Creative Commons 'BY' version 4.0 license
Abstract

Allegory refers to a narrative that can be interpreted to reveal an additional layer of symbolic meaning beyond what appears on the surface. More specifically, an embodied allegory is created when the target domain is never explicitly mentioned and the source domain draws upon embodied concepts. For example, the poem, “Diving Into the Wreck,” by Adrienne Rich, describes a scuba diver going down to explore a wrecked ship. Although the poem describes the diverse, specific actions, it also invites an allegorical interpretation in which the investigation of a wrecked ship symbolically represents one person’s look back at a past failed romantic relationship. The present studies investigate whether ordinary readers are capable of inferring allegorical messages when reading Rich’s poem and how they might do so.

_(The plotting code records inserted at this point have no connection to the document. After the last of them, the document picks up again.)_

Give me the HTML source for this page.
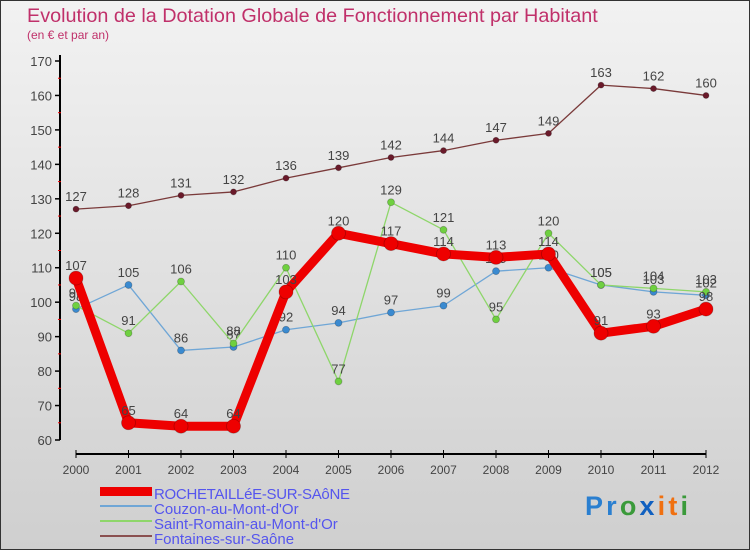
<!DOCTYPE html>
<html><head><meta charset="utf-8"><style>
body{margin:0;width:750px;height:550px;overflow:hidden;font-family:"Liberation Sans",sans-serif}
#wrap{position:absolute;left:0;top:0;width:748px;height:548px;border:1px solid #333;background:linear-gradient(#f2f2f2,#cfcfcf)}
</style></head><body>
<div id="wrap">
<svg id="chart" width="750" height="550" style="position:absolute;left:-1px;top:-1px">
<text x="27" y="22" font-size="19.8" fill="#c0306a">Evolution de la Dotation Globale de Fonctionnement par Habitant</text>
<text x="27" y="39" font-size="12" fill="#c0306a">(en € et par an)</text>
<g id="axes"></g><g id="series"></g>
<g>
<rect x="100" y="487" width="52" height="9" fill="#e00"/>
<text x="154" y="499" font-size="15" fill="#5555ee" textLength="196">ROCHETAILLéE-SUR-SAôNE</text>
<rect x="100" y="505" width="52" height="2" fill="#6fa6d6"/>
<text x="154" y="514" font-size="15" fill="#5555ee">Couzon-au-Mont-d'Or</text>
<rect x="100" y="520" width="52" height="2" fill="#8ed66a"/>
<text x="154" y="529" font-size="15" fill="#5555ee">Saint-Romain-au-Mont-d'Or</text>
<rect x="100" y="535" width="52" height="2" fill="#8a5050"/>
<text x="154" y="544" font-size="15" fill="#5555ee">Fontaines-sur-Saône</text>
</g>
<text x="585" y="515" font-size="27" font-weight="bold" textLength="103"><tspan fill="#2a7fd0">Pr</tspan><tspan fill="#3a9a3a">o</tspan><tspan fill="#1060c0">x</tspan><tspan fill="#f07010">it</tspan><tspan fill="#3a9a3a">i</tspan></text>
</svg></div>
<script>
const years=["2000","2001","2002","2003","2004","2005","2006","2007","2008","2009","2010","2011","2012"];
const yTicks=[60,70,80,90,100,110,120,130,140,150,160,170];
const rochetaillee=[107,65,64,64,103,120,117,114,113,114,91,93,98];
const couzon=[98,105,86,87,92,94,97,99,109,110,105,103,102];
const saintRomain=[99,91,106,88,110,77,129,121,95,120,105,104,103];
const fontaines=[127,128,131,132,136,139,142,144,147,149,163,162,160];
const NS="http://www.w3.org/2000/svg";
function xs(i){return 76+i*(706-76)/(years.length-1);}
function ys(v){return 440-(v-60)*(440-61)/110;}
function mk(t,a,p){const e=document.createElementNS(NS,t);for(const k in a)e.setAttribute(k,a[k]);p.appendChild(e);return e;}
const ax=document.getElementById('axes');
const yl=mk('line',{x1:60,y1:55,x2:60,y2:440,stroke:'#000','stroke-width':2},ax);


yTicks.forEach(v=>{const y=ys(v);
mk('line',{x1:55,y1:y,x2:60,y2:y,stroke:'#000','stroke-width':1.5},ax);
if(v<170)mk('line',{x1:58,y1:ys(v+5),x2:61,y2:ys(v+5),stroke:'#e00','stroke-width':1},ax);
const t=mk('text',{x:52,y:y+5,'font-size':13,fill:'#444','text-anchor':'end'},ax);t.textContent=v;

});
const xl=mk('line',{x1:76,y1:454,x2:706,y2:454,stroke:'#000','stroke-width':2},ax);


years.forEach((yr,i)=>{const x=xs(i);
mk('line',{x1:x,y1:450,x2:x,y2:458,stroke:'#000'},ax);
const t=mk('text',{x:x,y:474,'font-size':12,fill:'#444','text-anchor':'middle'},ax);t.textContent=yr;

});
const sg=document.getElementById('series');
function series(data,name,color,w,r,dot){
const g=mk('g',{},sg);


mk('polyline',{points:data.map((v,i)=>xs(i)+','+ys(v)).join(' '),fill:'none',stroke:color,'stroke-width':w,'stroke-linejoin':'round'},g);
data.forEach((v,i)=>{const c=mk('circle',{cx:xs(i),cy:ys(v),r:r,fill:dot,stroke:'rgba(0,0,0,0.25)','stroke-width':0.8},g);


const t=mk('text',{x:xs(i),y:ys(v)-8,'font-size':13,fill:'#444','text-anchor':'middle'},g);t.textContent=v;

});
}
series(fontaines,'fontaines-series','#7a3a3a',1.3,3,'#6a1a2a');
series(couzon,'couzon-series','#6fa6d6',1.3,3.5,'#3a8ad0');
series(saintRomain,'saint-romain-series','#8ed66a',1.3,3.5,'#6fd040');
series(rochetaillee,'rochetaillee-series','#ee0000',9,7,'#ee0000');
</script>
</body></html>
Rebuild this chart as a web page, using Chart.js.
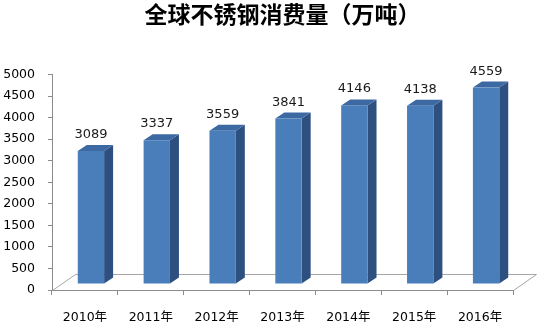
<!DOCTYPE html>
<html>
<head>
<meta charset="utf-8">
<script src="https://cdn.jsdelivr.net/npm/chart.js@4.4.1/dist/chart.umd.min.js"></script>
<style>
  html, body { margin: 0; padding: 0; background: #ffffff; }
  #wrap { width: 539px; height: 327px; }
</style>
</head>
<body>
<div id="wrap"><canvas id="c" width="539" height="327"></canvas></div>
<script>
// ---- data ----
const titleText = '全球不锈钢消费量（万吨）';
const categories = ['2010年', '2011年', '2012年', '2013年', '2014年', '2015年', '2016年'];
const consumption = [3089, 3337, 3559, 3841, 4146, 4138, 4559];
const yTicks = [0, 500, 1000, 1500, 2000, 2500, 3000, 3500, 4000, 4500, 5000];

// ---- style ----
const AXIS_COLOR = '#8c8c8c';
const FRONT = '#4a7ebb';
const TOP = '#3d69a3';
const SIDE = '#2d5080';
const SHIFT = { dx: 6, dy: -6 };   // front face sits inside the floor depth
const DEPTH = { dx: 9, dy: -6 };   // bar depth
const FLOOR = { dx: 23, dy: -16 }; // floor depth
const FONT = '"DejaVu Sans", "Noto Sans CJK SC", sans-serif';

const bar3d = {
  id: 'bar3d',
  beforeDatasetsDraw(chart) {
    const { ctx, chartArea } = chart;
    const l = chartArea.left, r = chartArea.right, b = chartArea.bottom;
    ctx.save();
    ctx.strokeStyle = '#a6a6a6';
    ctx.lineWidth = 1;
    ctx.beginPath();
    ctx.moveTo(l + 0.5, b + 0.5);
    ctx.lineTo(l + FLOOR.dx + 0.5, b + FLOOR.dy + 0.5);
    ctx.lineTo(r + FLOOR.dx + 0.5, b + FLOOR.dy + 0.5);
    ctx.lineTo(r + 0.5, b + 0.5);
    ctx.stroke();
    ctx.restore();
  },
  afterDatasetsDraw(chart) {
    const { ctx } = chart;
    const meta = chart.getDatasetMeta(0);
    const data = chart.data.datasets[0].data;
    ctx.save();
    meta.data.forEach((el, i) => {
      const p = el.getProps(['x', 'y', 'base', 'width'], true);
      const left = p.x - p.width / 2 + SHIFT.dx;
      const right = p.x + p.width / 2 + SHIFT.dx;
      const top = p.y + SHIFT.dy;
      const bottom = p.base + SHIFT.dy;
      // side
      ctx.fillStyle = SIDE;
      ctx.beginPath();
      ctx.moveTo(right, top);
      ctx.lineTo(right + DEPTH.dx, top + DEPTH.dy);
      ctx.lineTo(right + DEPTH.dx, bottom + DEPTH.dy);
      ctx.lineTo(right, bottom);
      ctx.closePath();
      ctx.fill();
      // top
      ctx.fillStyle = TOP;
      ctx.beginPath();
      ctx.moveTo(left, top);
      ctx.lineTo(left + DEPTH.dx, top + DEPTH.dy);
      ctx.lineTo(right + DEPTH.dx, top + DEPTH.dy);
      ctx.lineTo(right, top);
      ctx.closePath();
      ctx.fill();
      // front
      ctx.fillStyle = FRONT;
      ctx.fillRect(left, top, right - left, bottom - top);
      // value label
      ctx.fillStyle = '#1a1a1a';
      ctx.font = '13px ' + FONT;
      ctx.textAlign = 'center';
      ctx.textBaseline = 'alphabetic';
      ctx.fillText(String(data[i]), (left + right) / 2, top + DEPTH.dy - 7);
    });
    ctx.restore();
  }
};

new Chart(document.getElementById('c'), {
  type: 'bar',
  data: {
    labels: categories,
    datasets: [{
      data: consumption,
      backgroundColor: 'rgba(0,0,0,0)',
      borderWidth: 0,
      barPercentage: 0.4,
      categoryPercentage: 1.0
    }]
  },
  options: {
    responsive: false,
    animation: false,
    events: [],
    layout: { padding: { left: 0, right: 26, top: 0, bottom: 0 } },
    plugins: {
      legend: { display: false },
      tooltip: { enabled: false },
      title: {
        display: true,
        fullSize: false,
        text: titleText,
        color: '#000000',
        font: { family: '"Noto Sans CJK SC", sans-serif', size: 23, weight: 'bold' },
        padding: { top: 0, bottom: 47 }
      }
    },
    scales: {
      x: {
        grid: { offset: true, drawOnChartArea: false, tickLength: 5, color: AXIS_COLOR },
        border: { color: AXIS_COLOR },
        ticks: { color: '#000000', font: { family: FONT, size: 12.5 }, padding: 15, maxRotation: 0 },
        afterFit(scale) { scale.height = 37; }
      },
      y: {
        min: 0,
        max: 5000,
        afterBuildTicks(scale) { scale.ticks = yTicks.map(v => ({ value: v })); },
        grid: { drawOnChartArea: false, tickLength: 4, color: AXIS_COLOR },
        border: { color: AXIS_COLOR },
        ticks: { color: '#000000', font: { family: FONT, size: 12.5 }, padding: 13, callback: v => String(v) },
        afterFit(scale) { scale.width = 52; }
      }
    }
  },
  plugins: [bar3d]
});
</script>
</body>
</html>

Two studies prompted participants to think of the poem in a literal way (as though the poem is about scuba diving), in a particular metaphoric way (as though the poem is about a failed relationship), in a general metaphoric way (as though the poem has multiple valid meanings), or with no prompt (in a control condition participants saw no prompt). In general, the data suggests that participants could interpret the allegorical messages in the Rich poem, not through abstract, disembodied processes, but rather through embodied simulations. These results are considered in relationship to current theories in cognitive science on conceptual metaphor and allegory. I argue that allegorical interpretation is not limited to formal analyses done by literary scholars. Instead, the embodied simulations that are a fundamental trait of human cognition drive allegorical interpretation. The same resources used to reason about action and perception are used to comprehend both everyday language as well as poetic instances of allegory.